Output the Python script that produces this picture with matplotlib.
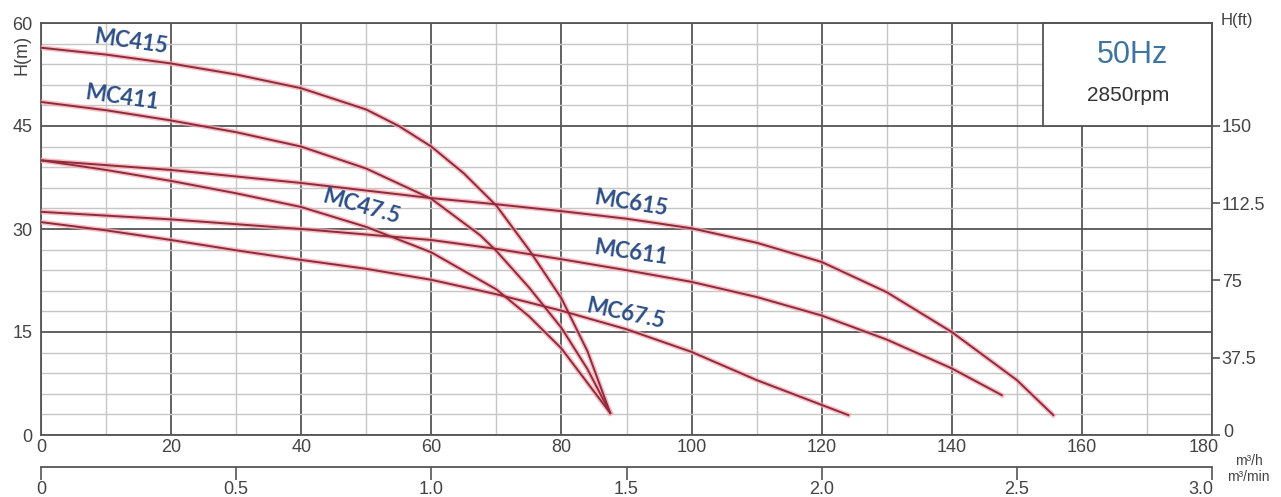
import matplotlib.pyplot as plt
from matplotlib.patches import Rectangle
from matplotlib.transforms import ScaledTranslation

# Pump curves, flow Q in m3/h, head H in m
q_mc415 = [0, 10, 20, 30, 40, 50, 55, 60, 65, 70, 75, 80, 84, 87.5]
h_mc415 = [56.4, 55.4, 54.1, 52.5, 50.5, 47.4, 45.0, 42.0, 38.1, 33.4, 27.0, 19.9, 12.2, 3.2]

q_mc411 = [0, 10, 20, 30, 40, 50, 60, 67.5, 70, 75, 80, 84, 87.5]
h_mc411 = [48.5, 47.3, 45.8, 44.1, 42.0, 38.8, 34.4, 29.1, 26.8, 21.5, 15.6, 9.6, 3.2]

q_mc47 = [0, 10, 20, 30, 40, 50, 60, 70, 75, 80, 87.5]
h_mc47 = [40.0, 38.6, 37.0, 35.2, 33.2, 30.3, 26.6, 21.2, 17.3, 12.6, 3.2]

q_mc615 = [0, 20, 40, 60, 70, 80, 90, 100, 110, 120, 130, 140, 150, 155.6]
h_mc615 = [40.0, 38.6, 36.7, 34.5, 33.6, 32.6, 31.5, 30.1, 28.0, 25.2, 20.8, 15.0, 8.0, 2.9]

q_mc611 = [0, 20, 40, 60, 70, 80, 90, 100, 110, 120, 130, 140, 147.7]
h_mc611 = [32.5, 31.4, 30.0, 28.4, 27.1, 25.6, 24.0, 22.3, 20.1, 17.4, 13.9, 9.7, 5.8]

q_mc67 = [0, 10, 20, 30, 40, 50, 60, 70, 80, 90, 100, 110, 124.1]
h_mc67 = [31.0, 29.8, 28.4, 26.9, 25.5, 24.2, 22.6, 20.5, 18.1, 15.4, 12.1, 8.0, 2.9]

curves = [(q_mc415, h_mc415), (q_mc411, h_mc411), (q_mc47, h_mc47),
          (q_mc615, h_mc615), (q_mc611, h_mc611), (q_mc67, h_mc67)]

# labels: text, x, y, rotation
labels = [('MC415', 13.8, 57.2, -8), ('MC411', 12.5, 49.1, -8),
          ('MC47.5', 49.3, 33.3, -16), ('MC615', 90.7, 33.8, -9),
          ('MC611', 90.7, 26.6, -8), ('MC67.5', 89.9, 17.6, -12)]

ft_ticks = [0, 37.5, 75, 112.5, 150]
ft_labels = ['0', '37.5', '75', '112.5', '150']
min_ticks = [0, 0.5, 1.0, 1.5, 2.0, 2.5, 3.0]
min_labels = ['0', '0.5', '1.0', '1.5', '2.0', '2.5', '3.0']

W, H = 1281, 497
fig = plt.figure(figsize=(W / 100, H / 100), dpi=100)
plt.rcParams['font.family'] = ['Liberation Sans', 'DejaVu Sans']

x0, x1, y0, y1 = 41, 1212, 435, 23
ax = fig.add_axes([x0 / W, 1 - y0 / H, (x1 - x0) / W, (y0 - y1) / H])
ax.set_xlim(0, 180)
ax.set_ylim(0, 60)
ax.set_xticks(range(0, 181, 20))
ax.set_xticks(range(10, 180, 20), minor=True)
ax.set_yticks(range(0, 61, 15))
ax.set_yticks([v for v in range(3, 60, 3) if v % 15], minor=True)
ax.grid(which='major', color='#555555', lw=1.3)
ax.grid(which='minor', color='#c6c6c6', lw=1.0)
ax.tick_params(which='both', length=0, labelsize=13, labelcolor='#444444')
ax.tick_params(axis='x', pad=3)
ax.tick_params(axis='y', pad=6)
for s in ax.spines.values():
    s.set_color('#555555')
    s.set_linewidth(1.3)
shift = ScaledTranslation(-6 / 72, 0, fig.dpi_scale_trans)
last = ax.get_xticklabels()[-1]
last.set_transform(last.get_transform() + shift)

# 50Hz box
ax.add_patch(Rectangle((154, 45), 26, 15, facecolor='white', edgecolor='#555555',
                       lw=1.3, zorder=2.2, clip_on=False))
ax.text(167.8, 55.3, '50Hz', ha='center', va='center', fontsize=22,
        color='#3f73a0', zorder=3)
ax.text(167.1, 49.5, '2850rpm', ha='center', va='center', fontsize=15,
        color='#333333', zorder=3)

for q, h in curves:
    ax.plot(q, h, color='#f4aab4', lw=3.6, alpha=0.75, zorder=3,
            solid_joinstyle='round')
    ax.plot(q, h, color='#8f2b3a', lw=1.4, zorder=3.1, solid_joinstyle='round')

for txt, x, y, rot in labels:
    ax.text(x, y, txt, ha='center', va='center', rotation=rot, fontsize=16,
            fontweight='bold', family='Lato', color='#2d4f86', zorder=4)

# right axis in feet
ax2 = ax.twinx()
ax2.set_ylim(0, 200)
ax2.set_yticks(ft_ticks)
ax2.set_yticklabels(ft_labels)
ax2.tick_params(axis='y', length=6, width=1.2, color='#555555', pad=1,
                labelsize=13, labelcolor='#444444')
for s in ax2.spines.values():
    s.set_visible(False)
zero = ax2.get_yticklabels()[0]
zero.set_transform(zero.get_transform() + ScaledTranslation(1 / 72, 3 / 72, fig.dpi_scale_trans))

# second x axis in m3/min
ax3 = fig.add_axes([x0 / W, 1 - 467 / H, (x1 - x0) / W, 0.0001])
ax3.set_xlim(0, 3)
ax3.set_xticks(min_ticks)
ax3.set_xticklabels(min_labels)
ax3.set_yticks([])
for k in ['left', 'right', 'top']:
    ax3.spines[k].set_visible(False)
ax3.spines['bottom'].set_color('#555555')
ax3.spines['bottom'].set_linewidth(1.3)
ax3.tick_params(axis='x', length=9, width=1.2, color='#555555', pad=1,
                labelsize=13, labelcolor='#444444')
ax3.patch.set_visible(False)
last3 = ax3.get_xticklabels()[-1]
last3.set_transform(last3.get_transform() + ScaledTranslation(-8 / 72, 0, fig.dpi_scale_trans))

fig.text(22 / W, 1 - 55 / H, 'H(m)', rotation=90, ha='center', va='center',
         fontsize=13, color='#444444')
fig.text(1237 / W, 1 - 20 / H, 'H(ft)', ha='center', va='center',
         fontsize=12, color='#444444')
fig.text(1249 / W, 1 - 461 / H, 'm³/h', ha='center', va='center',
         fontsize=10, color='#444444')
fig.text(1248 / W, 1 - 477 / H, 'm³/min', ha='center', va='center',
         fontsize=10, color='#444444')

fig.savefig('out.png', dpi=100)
----
Return exactly what appears from the opening line of the material through the line with "('MC611', 90.7, 26.6, -8), ('MC67.5', 89.9, 17.6, -12)]", apart from the pictures.

Output the Python script that produces this picture with matplotlib.
import matplotlib.pyplot as plt
from matplotlib.patches import Rectangle
from matplotlib.transforms import ScaledTranslation

# Pump curves, flow Q in m3/h, head H in m
q_mc415 = [0, 10, 20, 30, 40, 50, 55, 60, 65, 70, 75, 80, 84, 87.5]
h_mc415 = [56.4, 55.4, 54.1, 52.5, 50.5, 47.4, 45.0, 42.0, 38.1, 33.4, 27.0, 19.9, 12.2, 3.2]

q_mc411 = [0, 10, 20, 30, 40, 50, 60, 67.5, 70, 75, 80, 84, 87.5]
h_mc411 = [48.5, 47.3, 45.8, 44.1, 42.0, 38.8, 34.4, 29.1, 26.8, 21.5, 15.6, 9.6, 3.2]

q_mc47 = [0, 10, 20, 30, 40, 50, 60, 70, 75, 80, 87.5]
h_mc47 = [40.0, 38.6, 37.0, 35.2, 33.2, 30.3, 26.6, 21.2, 17.3, 12.6, 3.2]

q_mc615 = [0, 20, 40, 60, 70, 80, 90, 100, 110, 120, 130, 140, 150, 155.6]
h_mc615 = [40.0, 38.6, 36.7, 34.5, 33.6, 32.6, 31.5, 30.1, 28.0, 25.2, 20.8, 15.0, 8.0, 2.9]

q_mc611 = [0, 20, 40, 60, 70, 80, 90, 100, 110, 120, 130, 140, 147.7]
h_mc611 = [32.5, 31.4, 30.0, 28.4, 27.1, 25.6, 24.0, 22.3, 20.1, 17.4, 13.9, 9.7, 5.8]

q_mc67 = [0, 10, 20, 30, 40, 50, 60, 70, 80, 90, 100, 110, 124.1]
h_mc67 = [31.0, 29.8, 28.4, 26.9, 25.5, 24.2, 22.6, 20.5, 18.1, 15.4, 12.1, 8.0, 2.9]

curves = [(q_mc415, h_mc415), (q_mc411, h_mc411), (q_mc47, h_mc47),
          (q_mc615, h_mc615), (q_mc611, h_mc611), (q_mc67, h_mc67)]

# labels: text, x, y, rotation
labels = [('MC415', 13.8, 57.2, -8), ('MC411', 12.5, 49.1, -8),
          ('MC47.5', 49.3, 33.3, -16), ('MC615', 90.7, 33.8, -9),
          ('MC611', 90.7, 26.6, -8), ('MC67.5', 89.9, 17.6, -12)]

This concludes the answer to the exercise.